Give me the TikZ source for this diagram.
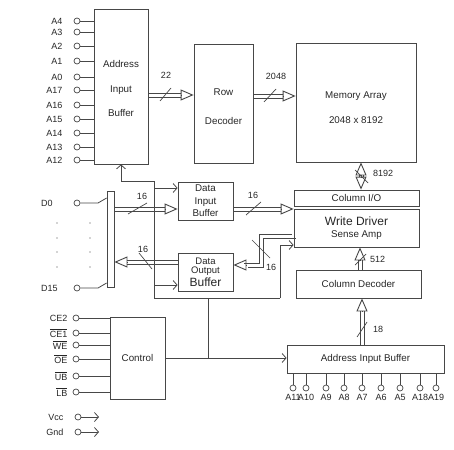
\documentclass[tikz,border=0pt]{standalone}
\usepackage{fontspec}
\setmainfont{Liberation Sans}
\usetikzlibrary{arrows.meta,calc}
\colorlet{ln}{black!72}
\tikzset{
  blk/.style={draw=ln, line width=0.8pt, inner sep=0pt, align=center, text=black!85,
    font=\fontsize{9.8}{12.5}\selectfont},
  blktxt/.style={inner sep=0pt, align=center, text=black!85, font=\fontsize{9.8}{12.5}\selectfont},
  pinc/.style={circle, draw=ln, line width=0.7pt, minimum size=6pt, inner sep=0pt},
  pinlbl/.style={inner sep=0pt, text=black!85, font=\fontsize{9}{9}\selectfont},
  wire/.style={draw=ln, line width=0.8pt},
  sig/.style={wire, -{Straight Barb[length=4pt,width=9pt]}},
  busline/.style={draw=ln, line width=0.9pt},
  bustip/.style={draw=ln, line width=0.9pt, -{Triangle[open,length=13pt,width=11pt]}},
  slash/.style={draw=ln, line width=0.7pt},
  num/.style={inner sep=0pt, text=black!85, font=\fontsize{9}{9}\selectfont},
}
%% bus: two parallel strokes, #2/#3 = half spacing (canvas)
\newcommand\bus[4][]{%
  \draw[busline, #1, transform canvas={xshift=#2, yshift=#3}] #4;
  \draw[busline, #1, transform canvas={xshift=-1*(#2), yshift=-1*(#3)}] #4;}
\newcommand\bushead[2]{\draw[bustip] ($(#2)!13.01pt!(#1)$) -- (#2);}

\begin{document}
\begin{tikzpicture}[x=1pt,y=-1pt]
  \useasboundingbox (0,0) rectangle (454,449);

  %% blocks
  \node[blk, minimum width=54pt, minimum height=155pt,
    label={[blktxt, yshift=-2pt]center:Address\\[12pt]Input\\[12pt]Buffer}] (aib) at (121,86.5) {};
  \node[blk, minimum width=59pt, minimum height=119pt,
    label={[blktxt, yshift=-3pt]center:Row\\[17pt]Decoder}] (rdec) at (223.5,103.5) {};
  \node[blk, minimum width=120pt, minimum height=119pt,
    label={[blktxt, yshift=-5pt]center:Memory Array\\[12pt]2048 x 8192}] (mem) at (356,102.5) {};
  \node[blk, minimum width=125pt, minimum height=16pt] (cio) at (356.5,198) {Column I/O};
  \node[blk, minimum width=125pt, minimum height=38pt] (wd) at (356.5,228) {{\fontsize{12}{13}\selectfont Write Driver}\\Sense Amp};
  \node[blk, minimum width=125pt, minimum height=28pt] (cdec) at (358.5,284) {Column Decoder};
  \node[blk, minimum width=157pt, minimum height=28pt] (aib2) at (365.5,359) {Address Input Buffer};
  \node[blk, minimum width=55pt, minimum height=38pt] (dib) at (205.5,201) {Data\\Input\\Buffer};
  \node[blk, minimum width=55pt, minimum height=38pt, font=\fontsize{9.5}{9}\selectfont] (dob) at (205.5,272) {Data\\Output\\[1pt]{\fontsize{12}{12}\selectfont Buffer}};
  \node[blk, minimum width=55pt, minimum height=82pt] (ctrl) at (137.5,358) {Control};
  \node[blk, minimum width=7pt, minimum height=96pt] (dbar) at (110.5,239) {};

  %% address pins, top
  \foreach \nm/\yy in {A4/21,A3/32,A2/46,A1/61,A0/77,A17/90,A16/105,A15/119,A14/133,A13/147,A12/160}{
    \node[pinc, label={[pinlbl, xshift=-11pt]left:\nm}] (p\nm) at (77,\yy) {};
    \draw[wire] (p\nm) -- (p\nm -| aib.west);
  }

  %% address pins, bottom
  \foreach \nm/\xx in {A11/293,A10/306,A9/326,A8/344,A7/362,A6/381,A5/400,A18/420,A19/436}{
    \node[pinc, label={[pinlbl, yshift=-3pt]below:\nm}] (q\nm) at (\xx,388) {};
    \draw[wire] (q\nm) -- (q\nm |- aib2.south);
  }

  %% control pins
  \foreach \lbl/\yy [count=\i] in {CE2/318,$\overline{\mbox{CE1}}$/333,$\overline{\mbox{WE}}$/345,
      $\overline{\mbox{OE}}$/359,$\overline{\mbox{UB}}$/376,$\overline{\mbox{LB}}$/392}{
    \node[pinc, label={[pinlbl, xshift=-5pt]left:\lbl}] (c\i) at (76,\yy) {};
    \draw[wire] (c\i) -- (c\i -| ctrl.west);
  }

  %% power
  \node[pinc, label={[pinlbl, xshift=-11pt]left:Vcc}] (vcc) at (78,417) {};
  \node[pinc, label={[pinlbl, xshift=-11pt]left:Gnd}] (gnd) at (78,432) {};
  \coordinate (vccend) at (99,417);
  \coordinate (gndend) at (99,432);
  \draw[sig] (vcc) -- (vccend);
  \draw[sig] (gnd) -- (gndend);

  %% data pins
  \node[pinc] (d0) at (77,203) {};
  \node[pinc] (d15) at (77,288) {};
  \node[pinlbl, anchor=west] (ld0) at (41,203) {D0};
  \node[pinlbl, anchor=west] (ld15) at (41,288) {D15};
  \draw[wire] (d0) -- (98,203) -- (dbar.west |- 0,198);
  \draw[wire] (d15) -- (98,288) -- (dbar.west |- 0,283);
  \foreach \yy in {223,238,252,267}{
    \fill[ln] (57,\yy) circle (0.7);
    \fill[ln] (90,\yy) circle (0.7);
  }

  %% control wiring
  \coordinate (jt) at (154,181);
  \coordinate (jb) at (154,298);
  \coordinate (jr) at (280,298);
  \coordinate (jc) at (208,298);
  \draw[sig] (jt) -| (aib.south);
  \draw[wire] (jt) -- (jb) -- (jr);
  \draw[sig] (jr) |- (wd.west |- 0,245);
  \draw[sig] (jt |- 0,188) -- (dib.west |- 0,188);
  \draw[sig] (jb |- 0,285) -- (dob.west |- 0,285);
  \draw[sig] (ctrl.east) -- (ctrl.east -| aib2.west);
  \draw[wire] (jc) -- (jc |- ctrl.east);

  %% buses
  \coordinate (b22a) at (aib.east |- 0,95);
  \coordinate (b22b) at (rdec.west |- 0,95);
  \bus[shorten >=13pt]{0pt}{2pt}{(b22a) -- (b22b)} \bushead{b22a}{b22b}
  \draw[slash] (160,101) -- (171,88);
  \node[num] (n22) at (166,75) {22};

  \coordinate (b2048a) at (rdec.east |- 0,96);
  \coordinate (b2048b) at (mem.west |- 0,96);
  \bus[shorten >=13pt]{0pt}{2pt}{(b2048a) -- (b2048b)} \bushead{b2048a}{b2048b}
  \draw[slash] (264,102) -- (276,89);
  \node[num] (n2048) at (276,76) {2048};

  \coordinate (b8192a) at (mem.south -| 361,0);
  \coordinate (b8192b) at (cio.north -| 361,0);
  \bus[shorten >=13pt, shorten <=13pt]{2pt}{0pt}{(b8192a) -- (b8192b)}
  \bushead{b8192a}{b8192b} \bushead{b8192b}{b8192a}
  \draw[slash] (355,170) -- (368,183);
  \node[num, anchor=west] (n8192) at (373,173) {8192};

  \coordinate (b512a) at (cdec.north -| 360,0);
  \coordinate (b512b) at (wd.south -| 360,0);
  \bus[shorten >=13pt]{2pt}{0pt}{(b512a) -- (b512b)} \bushead{b512a}{b512b}
  \draw[slash] (355,265) -- (366,254);
  \node[num, anchor=west] (n512) at (370,259) {512};

  \coordinate (b18a) at (aib2.north -| 362,0);
  \coordinate (b18b) at (cdec.south -| 362,0);
  \bus[shorten >=13pt]{2pt}{0pt}{(b18a) -- (b18b)} \bushead{b18a}{b18b}
  \draw[slash] (357,337) -- (367,322);
  \node[num, anchor=west] (n18) at (373,329) {18};

  \coordinate (bdia) at (dbar.east |- 0,209);
  \coordinate (bdib) at (dib.west |- 0,209);
  \bus[shorten >=13pt]{0pt}{2pt}{(bdia) -- (bdib)} \bushead{bdia}{bdib}
  \draw[slash] (128,214) -- (147,203);
  \node[num] (n16a) at (142,196) {16};

  \coordinate (bdwa) at (dib.east |- 0,209);
  \coordinate (bdwb) at (wd.west |- 0,209);
  \bus[shorten >=13pt]{0pt}{2pt}{(bdwa) -- (bdwb)} \bushead{bdwa}{bdwb}
  \draw[slash] (246,215) -- (261,202);
  \node[num] (n16b) at (253,195) {16};

  \coordinate (bdoa) at (dob.west |- 0,262);
  \coordinate (bdob) at (dbar.east |- 0,262);
  \bus[shorten >=13pt]{0pt}{2pt}{(bdoa) -- (bdob)} \bushead{bdoa}{bdob}
  \draw[slash] (139,253) -- (152,269);
  \node[num] (n16c) at (143,249) {16};

  \coordinate (bwoa) at (wd.west |- 0,236);
  \coordinate (bwok) at (261,265);
  \coordinate (bwob) at (dob.east |- 0,265);
  \bus[shorten >=13pt]{2pt}{-2pt}{(bwoa) -| (bwok) -- (bwob)} \bushead{bwok}{bwob}
  \draw[slash] (252,240) -- (270,258);
  \node[num] (n16d) at (271,267) {16};

\end{tikzpicture}
\end{document}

■ Task brief:
Reproduce the data above word for word from its first line through the line that holds "(0,0) rectangle (454,449);", both ends included; skip pictures.

■ Response to the task:
Give me the TikZ source for this diagram.
\documentclass[tikz,border=0pt]{standalone}
\usepackage{fontspec}
\setmainfont{Liberation Sans}
\usetikzlibrary{arrows.meta,calc}
\colorlet{ln}{black!72}
\tikzset{
  blk/.style={draw=ln, line width=0.8pt, inner sep=0pt, align=center, text=black!85,
    font=\fontsize{9.8}{12.5}\selectfont},
  blktxt/.style={inner sep=0pt, align=center, text=black!85, font=\fontsize{9.8}{12.5}\selectfont},
  pinc/.style={circle, draw=ln, line width=0.7pt, minimum size=6pt, inner sep=0pt},
  pinlbl/.style={inner sep=0pt, text=black!85, font=\fontsize{9}{9}\selectfont},
  wire/.style={draw=ln, line width=0.8pt},
  sig/.style={wire, -{Straight Barb[length=4pt,width=9pt]}},
  busline/.style={draw=ln, line width=0.9pt},
  bustip/.style={draw=ln, line width=0.9pt, -{Triangle[open,length=13pt,width=11pt]}},
  slash/.style={draw=ln, line width=0.7pt},
  num/.style={inner sep=0pt, text=black!85, font=\fontsize{9}{9}\selectfont},
}
%% bus: two parallel strokes, #2/#3 = half spacing (canvas)
\newcommand\bus[4][]{%
  \draw[busline, #1, transform canvas={xshift=#2, yshift=#3}] #4;
  \draw[busline, #1, transform canvas={xshift=-1*(#2), yshift=-1*(#3)}] #4;}
\newcommand\bushead[2]{\draw[bustip] ($(#2)!13.01pt!(#1)$) -- (#2);}

\begin{document}
\begin{tikzpicture}[x=1pt,y=-1pt]
  \useasboundingbox (0,0) rectangle (454,449);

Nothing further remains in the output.